You had to look hard to find positive-yielding covered bonds in 2016 as ever greater swaths of the sector sank into negative territory. Whether investors would buy new issues at negative yields was a major point of debate for much of the year, pushing many cautious issuers into ever-longer tenors.
Berlin Hyp was first to cross the negative-yield threshold in the covered bond market. It sold a €500m three-year in March at swaps plus 1bp, equivalent to a yield of minus 0.162%, but with a backstop bid from the European Central Bank, for whose purchase programme the bonds are eligible.
CIBC trumped that milestone as it sold a €1.25bn six-year in July.
“CIBC was the first to price at a negative yield without ECB support,” said Matthias Ebert, a director at Commerzbank, which was a lead manager on the trade alongside CIBC, Danske Bank and HSBC. “It’s very difficult to get a negative-yielding trade without that.”
In fact, the deal was never meant to go negative.

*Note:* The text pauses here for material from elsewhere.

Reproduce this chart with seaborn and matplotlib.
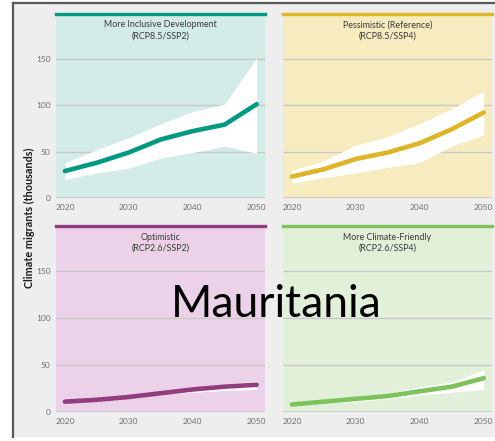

The bank opted for a six-year tenor over its five-year sweet spot to avoid just that, but swaps turned against it during execution.
However, investors stuck with CIBC as leads revised initial price thoughts of swaps plus 10bp area and guidance of 7bp area to a final 6bp, equivalent to a yield of –0.009%.
The deal drew more than €2.5bn of orders with a notably high real-money share of 48%, the largest for a Canadian covered for more than two years and overturning fears that that part of the investor base was unwilling to buy at negative yields.
Relative value played a part in the deal’s success, with the return on offer looking generous compared with alternatives despite a new issue concession of just 1bp–2bp. The outcome also reflected assiduous investor work by the issuer and a strong regard for the name.
But pricing at a negative yield was just one feather in CIBC’s cap. The trade was also the first non-ECB purchase programme-eligible issue since the UK’s June referendum on European Union membership, the first-ever six-year Canadian covered and the first-ever Canadian covered carrying a 0% coupon.
“Other issuers afterwards were forced to go to longer tenors,” said Ebert. CIBC was the only mid-tenor euro covered bond issued for three months. “The credit story kept people in the book.”